The new Physical Sciences Building will include custom-built laboratories tailored for 21st century research methods.

“The designers have achieved a flexible way of how to reconfigure labs in the next ten years,” said Abdelaal.

If a wall needs to be moved, or even a detail as small as an outlet must be rethought, that can be done with this modern design.

“You can step into a lab space designed for you,” said Miskimen.

Construction of the Physical Sciences Building.
Construction of the Physical Sciences Building.

Two different styles of labs, low and high bay, will be used on the physics floor. Both labs will extend the ten feet ceiling height and include anti-vibration slabs. “Imagine a big old pit, six feet deep, and then someone pouring a whole bunch of sand in it, covering it with a concrete slab. This dampens the vibrations during experiments,” said Miskimen.

Helium reclamation facilities will be installed to capture helium boiled off from experiments. Helium is expensive and these installations will allow experimenters to save the helium.

The high bay labs will be designed to carry x-y cranes, a tool with rails attached to the ceiling and a beam to carry heavy materials back and forth. “If someone wants to use cold liquid helium as a detector for nuclear reactions, he needs to use a neutron source, which needs to be shielded with large tanks of water. The x-y crane will serve this purpose,” said Miskimen.

***

The Isenberg Business Innovation Hub will dedicate half of the second floor to career development facilities. A career advising staff will be responsible for recruiter outreach who will then be able “to come here and literally set up shop in rooms designed for interviews,” said Moliterno. There will be 19 interview rooms and “At our peak in October, we will be able to have 23 recruiters visiting full-time by reconfiguring space in breakout rooms,” said Moliterno.

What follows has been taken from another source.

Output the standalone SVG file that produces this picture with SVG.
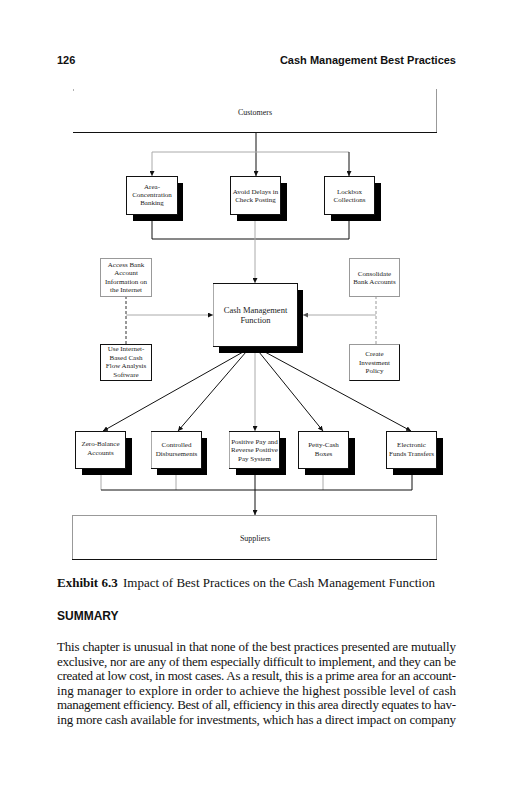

The ground floor will accommodate a 5,000 square feet atrium to encourage student interaction and collision space. There will be food service, an executive in residence room and a grand staircase with built-in seating.

“It’s like a living room for students,” said Moliterno.

A data analytics lab with access to softwares such as Bloomberg Terminal will also allow finance majors to experience the feeling of a real stock trading shop.

The furniture in 60 person classrooms will be easy to configure for a small or large breakout sessions. “The chairs in a sense will swivel and move,” said Jeffrey Dalzell, project planner and manager. “This will allow for a hybrid between a tiered classroom and a group-focused classroom,” said Dalzell.
“We are taking circulation and gathering space and making it geometrically very dynamic. The creative use of geometry is a surprising yet deliberate collision of students and design,” said Dalzell.

The exterior design for the Isenberg Business Innovation Hub. (Photo/Isenberg Website)
The exterior design for the Isenberg Business Innovation Hub. (Photo/Isenberg Website)

Geometry was also a heavy consideration in the design of the exterior. A partnership between Goodie Clancy, an architectural firm with education experience, and BIG, a cutting edge innovation firm, created the state-of-the-art design. The building is clean and sleek, observed from its glass façade and the geometric domino effect.

“This partnership became a fascinating combination,” said Moliterno.

“They wanted the building to go beyond expectations so they took wall surfaces and merged them with ideas for the ground,” said Dalzell. Standard rules of building techniques were rethought to construct a statement that complements the growing campus.

The cast concrete material will enclose a round structure that promotes a sense of flow and connection. An outdoor courtyard will fill the center of the space, in the hopes that it will become another hub for conversation and creativity.

“Modern business is not run by people sitting in offices from 9 a.m. – 5 p.m. doing work and not talking to people,” said Moliterno. “It is about collaboration, teamwork and innovating through diverse ideas … we must begin this preparation in the classroom.”